Stated exercise: Print, please, exactly and only the lines between the line holding "Reproduce this chart" and the line holding "const pairs = (vals: number[])", inclusive, omitting any pictures.

-- begin Stored rows --

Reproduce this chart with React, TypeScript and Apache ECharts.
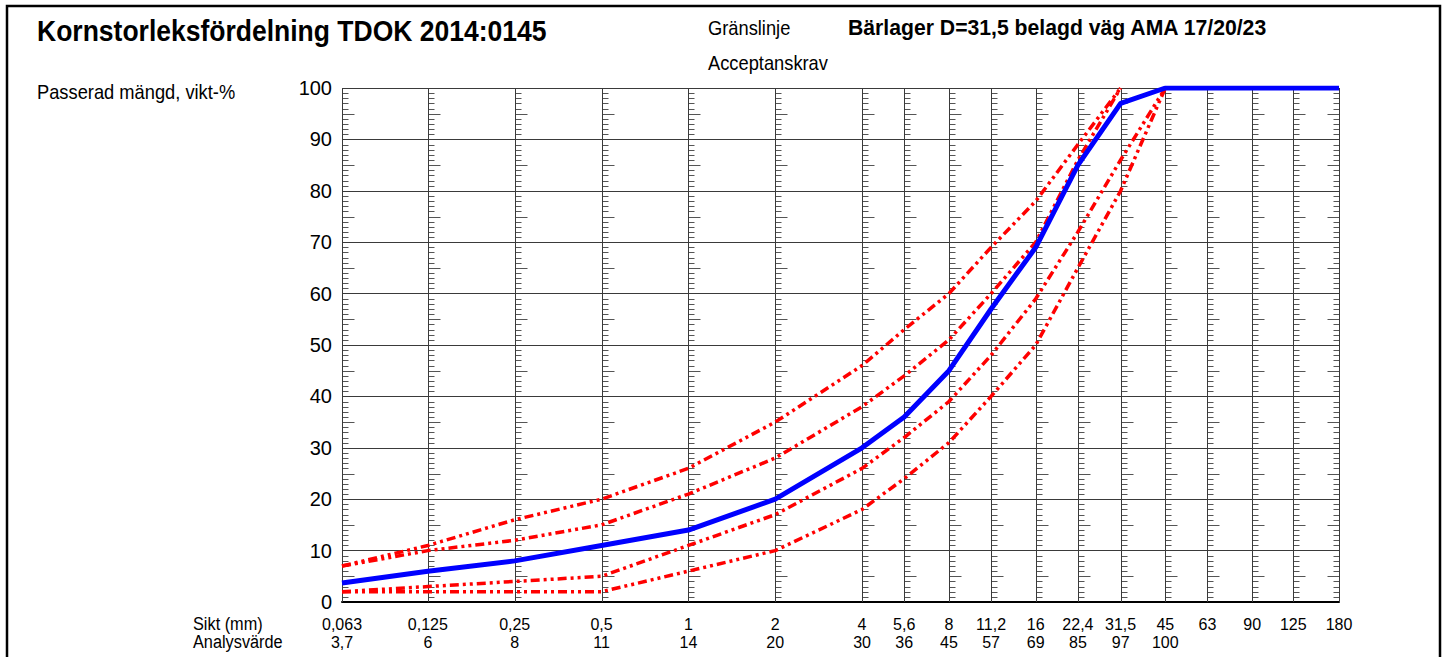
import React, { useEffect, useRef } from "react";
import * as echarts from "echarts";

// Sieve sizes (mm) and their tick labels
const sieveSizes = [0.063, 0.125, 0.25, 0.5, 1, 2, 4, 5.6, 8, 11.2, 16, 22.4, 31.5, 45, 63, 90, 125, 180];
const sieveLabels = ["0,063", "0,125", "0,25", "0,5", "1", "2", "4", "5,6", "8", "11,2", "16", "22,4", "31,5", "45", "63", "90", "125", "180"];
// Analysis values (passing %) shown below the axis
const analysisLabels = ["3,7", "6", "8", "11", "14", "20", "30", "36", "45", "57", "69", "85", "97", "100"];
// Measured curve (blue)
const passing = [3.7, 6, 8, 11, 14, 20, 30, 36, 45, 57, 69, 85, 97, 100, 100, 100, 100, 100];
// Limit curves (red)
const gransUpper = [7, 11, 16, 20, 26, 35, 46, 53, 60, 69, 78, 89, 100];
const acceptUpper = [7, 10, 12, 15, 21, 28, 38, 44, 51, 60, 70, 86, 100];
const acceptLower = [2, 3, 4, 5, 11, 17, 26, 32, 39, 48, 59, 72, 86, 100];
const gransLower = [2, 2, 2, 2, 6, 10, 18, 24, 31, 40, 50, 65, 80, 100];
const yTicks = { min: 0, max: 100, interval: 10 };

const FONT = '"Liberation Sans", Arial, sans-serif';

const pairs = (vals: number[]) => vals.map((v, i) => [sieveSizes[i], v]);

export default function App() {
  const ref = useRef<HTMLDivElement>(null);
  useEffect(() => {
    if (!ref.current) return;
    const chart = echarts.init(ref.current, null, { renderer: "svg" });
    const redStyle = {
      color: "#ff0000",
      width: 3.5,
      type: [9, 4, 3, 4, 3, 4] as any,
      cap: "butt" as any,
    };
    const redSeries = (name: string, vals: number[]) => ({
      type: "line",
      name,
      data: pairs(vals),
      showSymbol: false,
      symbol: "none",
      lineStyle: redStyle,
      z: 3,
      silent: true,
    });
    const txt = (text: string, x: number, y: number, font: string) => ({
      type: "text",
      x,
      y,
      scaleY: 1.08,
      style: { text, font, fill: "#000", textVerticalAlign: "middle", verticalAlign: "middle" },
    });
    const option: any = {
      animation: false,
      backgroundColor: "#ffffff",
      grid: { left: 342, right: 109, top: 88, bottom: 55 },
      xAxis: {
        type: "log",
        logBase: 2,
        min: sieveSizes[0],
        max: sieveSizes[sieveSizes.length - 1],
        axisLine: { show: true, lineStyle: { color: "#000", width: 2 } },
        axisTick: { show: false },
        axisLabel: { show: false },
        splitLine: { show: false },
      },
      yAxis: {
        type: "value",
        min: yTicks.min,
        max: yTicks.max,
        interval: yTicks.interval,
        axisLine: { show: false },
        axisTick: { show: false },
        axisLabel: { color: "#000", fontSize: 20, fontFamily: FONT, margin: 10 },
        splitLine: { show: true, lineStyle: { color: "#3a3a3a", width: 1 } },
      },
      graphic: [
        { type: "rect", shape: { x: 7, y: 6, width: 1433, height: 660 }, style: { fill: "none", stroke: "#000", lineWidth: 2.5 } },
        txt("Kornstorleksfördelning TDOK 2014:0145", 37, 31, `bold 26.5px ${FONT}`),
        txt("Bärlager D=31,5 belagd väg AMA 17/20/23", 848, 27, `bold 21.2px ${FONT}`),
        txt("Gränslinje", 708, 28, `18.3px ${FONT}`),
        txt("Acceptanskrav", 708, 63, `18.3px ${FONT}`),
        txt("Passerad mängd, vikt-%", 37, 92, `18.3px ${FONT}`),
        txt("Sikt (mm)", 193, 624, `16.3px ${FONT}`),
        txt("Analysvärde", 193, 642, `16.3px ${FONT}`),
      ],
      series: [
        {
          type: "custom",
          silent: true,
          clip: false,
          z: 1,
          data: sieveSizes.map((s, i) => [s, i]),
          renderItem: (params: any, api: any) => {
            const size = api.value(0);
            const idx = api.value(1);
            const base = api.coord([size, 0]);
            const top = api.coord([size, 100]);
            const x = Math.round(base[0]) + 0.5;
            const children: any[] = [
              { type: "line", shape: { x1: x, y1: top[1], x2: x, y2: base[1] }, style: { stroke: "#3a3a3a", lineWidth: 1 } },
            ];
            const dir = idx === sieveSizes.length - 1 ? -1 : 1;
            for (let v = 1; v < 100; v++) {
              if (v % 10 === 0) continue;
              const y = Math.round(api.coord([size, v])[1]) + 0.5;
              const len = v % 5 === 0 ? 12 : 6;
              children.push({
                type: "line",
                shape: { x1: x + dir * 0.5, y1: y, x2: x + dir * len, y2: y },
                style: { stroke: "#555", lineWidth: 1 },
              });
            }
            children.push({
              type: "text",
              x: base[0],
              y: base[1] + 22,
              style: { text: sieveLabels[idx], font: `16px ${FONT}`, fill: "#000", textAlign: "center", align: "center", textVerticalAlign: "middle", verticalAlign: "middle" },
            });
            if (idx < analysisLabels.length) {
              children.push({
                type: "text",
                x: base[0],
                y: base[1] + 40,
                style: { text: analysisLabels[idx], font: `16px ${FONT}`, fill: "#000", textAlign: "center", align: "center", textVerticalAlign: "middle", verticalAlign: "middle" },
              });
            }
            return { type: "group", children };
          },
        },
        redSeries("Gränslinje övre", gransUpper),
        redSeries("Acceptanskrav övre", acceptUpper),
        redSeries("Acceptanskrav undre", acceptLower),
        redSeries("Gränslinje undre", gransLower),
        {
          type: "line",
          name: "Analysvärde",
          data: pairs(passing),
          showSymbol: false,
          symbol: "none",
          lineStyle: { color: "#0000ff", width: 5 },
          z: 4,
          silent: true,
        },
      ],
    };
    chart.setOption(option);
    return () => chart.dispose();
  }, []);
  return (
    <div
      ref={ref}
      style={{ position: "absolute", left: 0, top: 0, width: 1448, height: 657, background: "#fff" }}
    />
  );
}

-- end Stored rows --
-- begin Stored rows --

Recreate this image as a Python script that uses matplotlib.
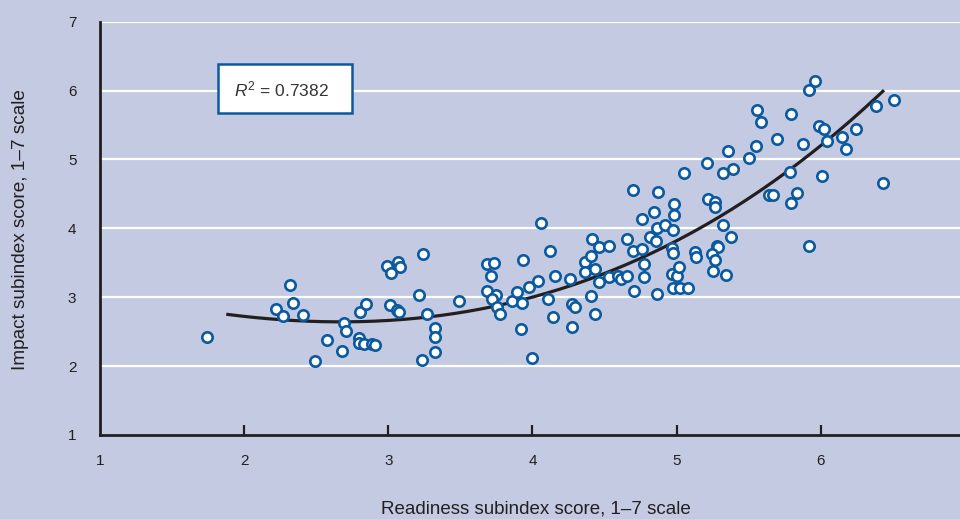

-- end Stored rows --

Task solution:
Reproduce this chart with React, TypeScript and Apache ECharts.
import React, { useEffect, useRef } from "react";
import * as echarts from "echarts";

// Sieve sizes (mm) and their tick labels
const sieveSizes = [0.063, 0.125, 0.25, 0.5, 1, 2, 4, 5.6, 8, 11.2, 16, 22.4, 31.5, 45, 63, 90, 125, 180];
const sieveLabels = ["0,063", "0,125", "0,25", "0,5", "1", "2", "4", "5,6", "8", "11,2", "16", "22,4", "31,5", "45", "63", "90", "125", "180"];
// Analysis values (passing %) shown below the axis
const analysisLabels = ["3,7", "6", "8", "11", "14", "20", "30", "36", "45", "57", "69", "85", "97", "100"];
// Measured curve (blue)
const passing = [3.7, 6, 8, 11, 14, 20, 30, 36, 45, 57, 69, 85, 97, 100, 100, 100, 100, 100];
// Limit curves (red)
const gransUpper = [7, 11, 16, 20, 26, 35, 46, 53, 60, 69, 78, 89, 100];
const acceptUpper = [7, 10, 12, 15, 21, 28, 38, 44, 51, 60, 70, 86, 100];
const acceptLower = [2, 3, 4, 5, 11, 17, 26, 32, 39, 48, 59, 72, 86, 100];
const gransLower = [2, 2, 2, 2, 6, 10, 18, 24, 31, 40, 50, 65, 80, 100];
const yTicks = { min: 0, max: 100, interval: 10 };

const FONT = '"Liberation Sans", Arial, sans-serif';

const pairs = (vals: number[]) => vals.map((v, i) => [sieveSizes[i], v]);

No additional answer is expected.